Soulages paraît obsédé par la lumière. Il joue avec elle sur toutes ses toiles – à moins que ce ne soit elle qui joue à couler lentement, s’épandre et traîner sur celle-ci avant de sauter brutalement sur celle-là. Particule ou onde, il ne choisit pas : il la pulvérise en gouttelettes élémentaires ou la fait vibrer comme une corde. Elle vient et se retire comme les vagues sur une plage, selon un rythme complexe et envoutant. Peut-être est-ce là le plus fascinant : cette synesthésie qui convertit la musique en lumière. Plongé dans ces immenses toiles sculptées au couteau dans l’épaisseur de la matière comme dans de la chair, on voit une mélodie, on voit un rythme. Cette sensation étrange qui inverse les yeux et les oreilles provoque le vertige, on tangue à rester longtemps ainsi. Cette musique visuelle, inscrite en chaque œuvre comme sa nature propre, raconte des paysages improbables créés par la lumière et aussi fugaces qu’elle.
Après ce bain de lumière au-delà du noir, on sort et nous attend dehors la belle lumière du sud, que l’on regarde différemment, avec la drôle de sensation de mieux la percevoir.

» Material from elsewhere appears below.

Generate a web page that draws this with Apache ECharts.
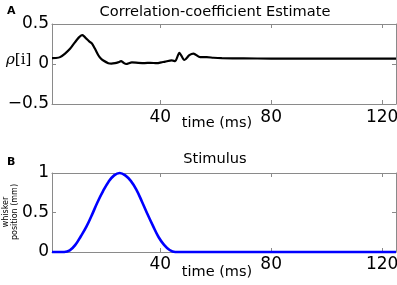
<!DOCTYPE html>
<html>
<head>
  <meta charset="UTF-8">
  <title>Correlation-coefficient Estimate</title>
  <script src="https://cdn.jsdelivr.net/npm/echarts@6/dist/echarts.min.js"></script>
  <style>
    body { margin: 0; background: #fff; }
    #chart { width: 397px; height: 285px; }
  </style>
</head>
<body>
  <div id="chart"></div>
  <script type="text/javascript">
    // panel A: correlation-coefficient estimate (time in ms, rho)
    var corrTime = [1, 2.4, 3.9, 5.7, 7.5, 8.7, 9.9, 10.9, 11.9, 12.6, 13.3, 14.5, 15.3, 16.5, 17.7, 18.6, 19.5, 21.3, 22.4, 23.7, 24.8, 25.9, 26.8, 27.7, 29.8, 32.1, 34.4, 36.4, 38.8, 40.4, 41.8, 44.2, 45.4, 46.9, 48.7, 50.5, 52, 54.4, 56.8, 59.2, 62.2, 70, 80, 90, 100, 110, 125];
    var corrValue = [0.073, 0.075, 0.086, 0.13, 0.19, 0.245, 0.30, 0.34, 0.36, 0.345, 0.32, 0.28, 0.26, 0.19, 0.11, 0.07, 0.044, 0.01, 0.005, 0.01, 0.02, 0.035, 0.015, 0.0, 0.02, 0.015, 0.012, 0.015, 0.01, 0.02, 0.03, 0.045, 0.035, 0.14, 0.05, 0.11, 0.13, 0.086, 0.086, 0.078, 0.073, 0.07, 0.068, 0.068, 0.068, 0.067, 0.067];

    // panel B: stimulus (whisker position, mm)
    var stimTime = [1, 3.4, 5.4, 7.4, 9.4, 11.4, 13.4, 15.4, 17.4, 19.4, 21.4, 23.4, 25.4, 27.4, 29.4, 31.4, 33.4, 35.4, 37.4, 39.4, 41.4, 43.4, 45.4, 47.4, 60, 90, 125];
    var stimValue = [0, 0, 0, 0.02, 0.09, 0.2, 0.32, 0.47, 0.63, 0.77, 0.89, 0.97, 1.0, 0.97, 0.9, 0.79, 0.64, 0.48, 0.33, 0.19, 0.09, 0.025, 0, 0, 0, 0, 0];

    var xTicks = [40, 80, 120];
    var titles = ['Correlation-coefficient Estimate', 'Stimulus'];

    function pairs(xs, ys) {
      return xs.map(function (x, i) { return [x, ys[i]]; });
    }

    var font = 'DejaVu Sans';
    var frame = '#8a8a8a';

    function xAxis(grid, bottomSide) {
      return {
        type: 'value', gridIndex: grid, min: 1, max: 125,
        position: bottomSide ? 'bottom' : 'top',
        axisLine: { show: true, onZero: false, lineStyle: { color: frame, width: 1 } },
        axisTick: { show: true, inside: true, length: 4, customValues: xTicks, lineStyle: { color: frame } },
        splitLine: { show: false },
        axisLabel: {
          show: bottomSide, margin: grid === 0 ? 5 : 4, customValues: xTicks,
          fontFamily: font, fontSize: 17, color: '#000'
        },
        name: bottomSide ? 'time (ms)' : '',
        nameLocation: 'middle', nameGap: grid === 0 ? 12 : 13, nameMoveOverlap: false,
        nameTextStyle: { fontFamily: font, fontSize: 14.5, color: '#000', padding: [0, 14, 0, 0], verticalAlign: 'top' }
      };
    }

    function yAxis(grid, leftSide, min, max) {
      return {
        type: 'value', gridIndex: grid, min: min, max: max, interval: 0.5,
        position: leftSide ? 'left' : 'right',
        axisLine: { show: true, onZero: false, lineStyle: { color: frame, width: 1 } },
        axisTick: { show: true, inside: true, length: 4, lineStyle: { color: frame } },
        splitLine: { show: false },
        axisLabel: {
          show: leftSide, margin: 3, fontFamily: font, fontSize: 17, color: '#000',
          formatter: function (v) { return String(v).replace('-', '\u2212'); }
        }
      };
    }

    var chart = echarts.init(document.getElementById('chart'), null, { renderer: 'canvas' });
    chart.setOption({
      animation: false,
      grid: [
        { left: 52, top: 24, width: 344, height: 80, outerBoundsMode: 'none' },
        { left: 52, top: 173, width: 344, height: 79, outerBoundsMode: 'none' }
      ],
      title: [
        { text: titles[0], left: 210, top: 0, textAlign: 'center',
          textStyle: { fontFamily: font, fontSize: 14.6, fontWeight: 'normal', color: '#000' } },
        { text: titles[1], left: 210, top: 147, textAlign: 'center',
          textStyle: { fontFamily: font, fontSize: 14.6, fontWeight: 'normal', color: '#000' } },
        { text: 'A', left: 2, top: 1, textStyle: { fontFamily: font, fontSize: 11, fontWeight: 'bold', color: '#000' } },
        { text: 'B', left: 2, top: 152, textStyle: { fontFamily: font, fontSize: 11, fontWeight: 'bold', color: '#000' } }
      ],
      graphic: [
        {
          type: 'text', left: 6, top: 53,
          style: {
            text: '{r|\u03c1}{b|[i]}',
            rich: {
              r: { fontFamily: 'DejaVu Serif', fontStyle: 'italic', fontSize: 15, fill: '#000' },
              b: { fontFamily: 'DejaVu Serif', fontSize: 15, fill: '#000' }
            }
          }
        },
        {
          type: 'text', x: 10, y: 212, rotation: Math.PI / 2,
          style: {
            text: 'whisker\nposition (mm)', fontFamily: font, fontSize: 8, lineHeight: 9,
            fill: '#000', align: 'center', verticalAlign: 'middle'
          }
        }
      ],
      xAxis: [xAxis(0, true), xAxis(0, false), xAxis(1, true), xAxis(1, false)],
      yAxis: [yAxis(0, true, -0.5, 0.5), yAxis(0, false, -0.5, 0.5), yAxis(1, true, 0, 1), yAxis(1, false, 0, 1)],
      series: [
        {
          type: 'line', xAxisIndex: 0, yAxisIndex: 0, data: pairs(corrTime, corrValue),
          showSymbol: false, smooth: 0.25, clip: false,
          lineStyle: { color: '#000', width: 2.2 }
        },
        {
          type: 'line', xAxisIndex: 2, yAxisIndex: 2, data: pairs(stimTime, stimValue),
          showSymbol: false, smooth: 0.4, clip: false,
          lineStyle: { color: '#0000ff', width: 2.6 }
        }
      ]
    });
  </script>
</body>
</html>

Cincinnatus, 12 octobre 2015
[1] Comme peuvent l’être les nouveaux espaces issus des travaux de 2010-2011 au musée d’Orsay. La galerie des impressionnistes, comme toutes les salles ouvertes en même temps, est très élégante, lisible, fonctionnelle… mais si normalisée, si dénuée d’âme. Parfaitement adaptée au tourisme de masse international, elle pourrait appartenir à n’importe quel grand musée américain, allemand, japonais ou sud-africain. On pourrait se demander, de manière un peu perfide, combien de temps ces choix esthétiques resteront à la mode (le gris et le rouge sur les murs, c’est très beau, mais je gage que dans cinq ans ce sera déjà ringard). Peu importe. Je suis plus chagriné par le fait que le musée d’Orsay, qui est l’un de ceux que j’aime le plus au monde, ouvre des espaces dans lesquels je n’ai plus l’impression d’être au musée d’Orsay. Tout le charme de ce musée, toute son âme, en sont définitivement absents, sacrifiés sur l’autel illusoire de la modernité.